Aidan: If I turn into a trash can...
Leo: If you turn into a trash can, I will dump you out.

Leo: If I turn into a towel...
Aidan: If you turn into a towel, I will dry you off.

Aidan: If I turn into a kitty...
Leo: If you turn into a kitty, I would pick you up.
Aidan: (interjecting, joyfully) I would like that!

Aidan: If I turn into Gladys... [Aidan's Lovey, Gladys]
Leo: If you turn into Gladys, I would hold you.

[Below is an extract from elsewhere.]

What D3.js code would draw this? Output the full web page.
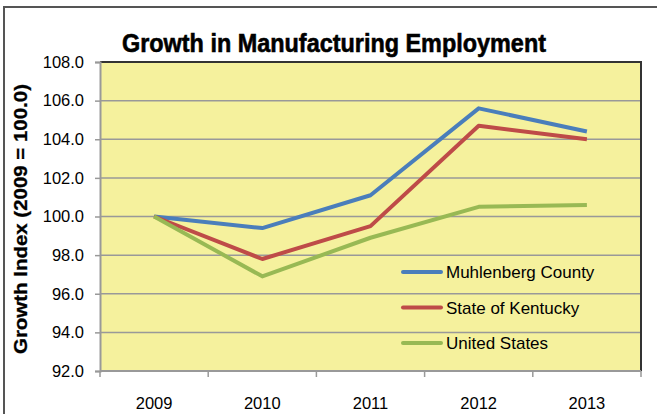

And that is where the game ended that day. I can only hope that in their hearts and in their minds, these boys are saying the same thing to each other that I am saying to them: I will go to the ends of the earth for you, I will do whatever I need to do for you because you are my family, because I love you.

Monday, July 12, 2010

California - part 2

Finally, a chance to finish -

The second part of our California adventure was equally memorable and fun. We visited the Grants, with whom we've been friends for more than a decade. Emily and I suffered through our student teaching days together, then celebrated our successes over pineapple & rum drinks at the Green Door. We were in each other's weddings and were pregnant together for two of our babies. During our many years of friendship, there have been countless adventures and dozens of travels back and forth between New York and Maryland, and now California and Virginia. Connor and Aidan are 6 weeks apart in age; Patrick and Leo are 6 months apart. Needless to say, all the boys were thrilled to be on a constant play date with such terrific buddies! It is a uniquely lovely experience to witness the friendships that play out with the children of some of your closest friends. It's affirming, really, to see your children discovering common passions and interests with the children of your own good friends.

Probably the biggest highlight of our time in Valencia was the chance to experience Six Flags Magic Mountain. Although the adults did not have a chance to ride many rides, it was worth it just to see the joy in Aidan and Leo's face as they explored the amusement park for the first time. Shockingly, we discovered that Aidan, who is usually more careful and reserved, is a fearless roller coaster rider! He even held his hands way up in the air, whooping and hollering at every turn. Leo looked petrified during the coasters, yet afterward, professed his love of them, too. And Pax enjoyed his first ride on a real* Merry-Go-Round, and was thrilled! (*The teeny one at the mall doesn't count). Our adventure at the park was another one of those times where I found myself marveling at how much enjoyment can be had in simply watching my children experience something so exciting and novel and fun.

Made-from-scratch sticky buns, grilled lemon and garlic shrimp, homemade crabcakes, and fabulous sushi were some of the delicious meals we enjoyed with our hosts. Many of my best recipes come from the Grants, and these culinary treats were no exception. Recently I was watching a show on PBS where they were interviewing an Italian chef, and he described the making and sharing of food not only as pleasure in the food itself but also in the "joy of the table." Indeed, these meals we enjoyed were not just about good food and good drink, but also about good friends gathered together.

Our travel back home was as smooth and seamless as our flights heading out. Home! Few experiences make you appreciate and love your home more than being away from it for a bit. We reveled in our house, our community, and our East Coast, mountain view setting for days. Reuniting with our friends and reconnecting with family, I felt a deep sense of peace and happiness about the choice we have made to live here, in this friendly, comfortable lake community and in such close proximity to my parents. I love going to the grocery store where my kids talk to Miss Mary and Miss Linda as they bag our food. I love how the small business owners here greet me by name. I love heading to the park and knowing - or at least recognizing - most of the moms there. I love that our kids can walk through the "secret trail" to their grandparents' house. I love our small town, I love the familiarity and the safety and the security we feel. I love the trees, the mountains, the lake, the nearby rivers, the four distinct seasons. As much as we love our California friends and family, and love the time we spend visiting them, we know now more than ever that our roots are firmly planted here in the deep red clay of Virginia.